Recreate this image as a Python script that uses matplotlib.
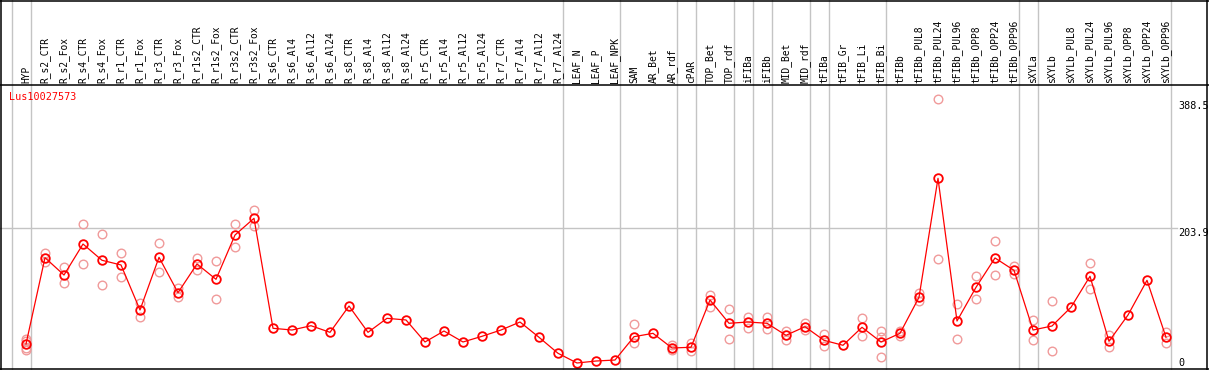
import numpy as np
import matplotlib
matplotlib.use("Agg")
import matplotlib.pyplot as plt
from matplotlib.lines import Line2D

# sample names (column order)
samples = ["HYP", "R_s2_CTR", "R_s2_Fox", "R_s4_CTR", "R_s4_Fox", "R_r1_CTR", "R_r1_Fox",
           "R_r3_CTR", "R_r3_Fox", "R_r1s2_CTR", "R_r1s2_Fox", "R_r3s2_CTR", "R_r3s2_Fox",
           "R_s6_CTR", "R_s6_Al4", "R_s6_Al12", "R_s6_Al24", "R_s8_CTR", "R_s8_Al4",
           "R_s8_Al12", "R_s8_Al24", "R_r5_CTR", "R_r5_Al4", "R_r5_Al12", "R_r5_Al24",
           "R_r7_CTR", "R_r7_Al4", "R_r7_Al12", "R_r7_Al24", "LEAF_N", "LEAF_P", "LEAF_NPK",
           "SAM", "AR_Bet", "AR_rdf", "cPAR", "TOP_Bet", "TOP_rdf", "iFIBa", "iFIBb",
           "MID_Bet", "MID_rdf", "tFIBa", "tFIB_Gr", "tFIB_Li", "tFIB_Bi", "tFIBb",
           "tFIBb_PUL8", "tFIBb_PUL24", "tFIBb_PUL96", "tFIBb_OPP8", "tFIBb_OPP24",
           "tFIBb_OPP96", "sXYLa", "sXYLb", "sXYLb_PUL8", "sXYLb_PUL24", "sXYLb_PUL96",
           "sXYLb_OPP8", "sXYLb_OPP24", "sXYLb_OPP96"]

# mean expression per sample
means = [28.7, 159.3, 133.1, 180.0, 155.4, 148.3, 80.2, 159.9, 106.4, 149.8, 126.6, 193.6,
         218.9, 52.5, 49.9, 56.4, 46.4, 86.2, 46.4, 67.6, 65.1, 31.8, 48.4, 31.8, 40.4,
         49.9, 62.0, 38.9, 14.7, 0.0, 3.0, 4.5, 39.8, 44.9, 22.7, 23.8, 95.3, 60.1, 62.0,
         60.1, 41.9, 54.9, 34.3, 26.8, 54.0, 31.8, 44.9, 99.4, 279.4, 63.5, 114.5, 158.9,
         140.2, 49.9, 56.0, 84.3, 131.2, 32.8, 72.6, 125.1, 38.9]

# replicate values (only those that show beside the mean)
replicates = {
    0: [37, 34, 23, 20], 1: [166, 153], 2: [145, 121], 3: [210, 150], 4: [195, 118],
    5: [166, 130], 6: [91, 70], 7: [181, 137], 8: [113, 100], 9: [159, 140],
    10: [155, 97], 11: [210, 175], 12: [232, 207], 32: [59, 31], 34: [27, 19],
    35: [31, 18], 36: [103, 85], 37: [81, 37], 38: [69, 53], 39: [69, 52],
    40: [49, 35], 41: [60, 50], 42: [44, 26], 44: [68, 41], 45: [48, 40, 9],
    46: [49, 41], 47: [106, 94], 48: [400, 158], 49: [90, 36], 50: [132, 97],
    51: [184, 133], 52: [147, 134], 53: [65, 35], 54: [94, 18], 56: [151, 112],
    57: [42, 24], 60: [47, 31],
}

# vertical separators come after these sample indices
group_ends = [-1, 0, 28, 31, 34, 35, 37, 38, 39, 41, 42, 45, 52, 53, 60]
y_ticks = [388.5, 203.9, 0]
gene = "Lus10027573"

W, H = 1209, 370
HEAD = 85
fig = plt.figure(figsize=(W / 100, H / 100), dpi=100)
fig.patch.set_facecolor("white")

x0, dx = 26, 19          # pixel position of first column, column spacing
y0, sy = 363, 0.661      # pixel row of value 0, pixels per unit
xlim = (-x0 / dx, (W - x0) / dx)

ax = fig.add_axes([0, 0, 1, (H - HEAD) / H])
ax.set_xlim(*xlim)
ax.set_ylim((y0 - H) / sy, (y0 - HEAD) / sy)
ax.axis("off")

hax = fig.add_axes([0, (H - HEAD) / H, 1, HEAD / H])
hax.set_xlim(*xlim)
hax.set_ylim(0, 1)
hax.axis("off")

grid = "#c4c4c4"
for g in group_ends:
    ax.axvline(g + 0.24, color=grid, lw=1, zorder=0)
    hax.axvline(g + 0.24, color=grid, lw=1, zorder=0)
ax.axhline(203.9, xmin=0, xmax=1177 / W, color=grid, lw=1, zorder=0)

mono = "DejaVu Sans Mono"
for i, name in enumerate(samples):
    hax.text(i, 2.3 / HEAD, name, rotation=90, ha="center", va="bottom",
             fontsize=6.9, family=mono, color="black")

idx = np.arange(len(samples))
for i, vals in replicates.items():
    ax.plot([i] * len(vals), vals, "o", ms=6.2, mfc="none", mec="#f09a9a", mew=1.0,
            zorder=2, clip_on=False)
ax.plot(idx, means, "-", color="red", lw=0.9, zorder=3)
ax.plot(idx, means, "o", ms=6.2, mfc="none", mec="red", mew=1.3, zorder=4)

tick_x = (1178 - x0) / dx
ax.text(tick_x, 388.5, "388.5", ha="left", va="center", fontsize=7.3, family=mono)
ax.text(tick_x, 203.9, "203.9", ha="left", va="top", fontsize=7.3, family=mono)
ax.text(tick_x, 0, "0", ha="left", va="center", fontsize=7.3, family=mono)

ax.text(9 / W, (H - 97) / (H - HEAD), gene, transform=ax.transAxes, ha="left",
        va="center", fontsize=7.3, family=mono, color="red")

# frame lines
def hline(y, x1=0, x2=W):
    fig.add_artist(Line2D([x1 / W, x2 / W], [1 - y / H, 1 - y / H], color="black", lw=1.1))

def vline(x):
    fig.add_artist(Line2D([x / W, x / W], [0, 1], color="black", lw=1.1))

hline(0.7)
hline(HEAD)
hline(369)
vline(1)
vline(1207)

fig.savefig("out.png", dpi=100)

• _Exercise instructions_
Take the lines from the start of the material to the line with "from matplotlib.lines import Line2D", both included, and transcribe them exactly without the pictures.

• _Expected answer_
Recreate this image as a Python script that uses matplotlib.
import numpy as np
import matplotlib
matplotlib.use("Agg")
import matplotlib.pyplot as plt
from matplotlib.lines import Line2D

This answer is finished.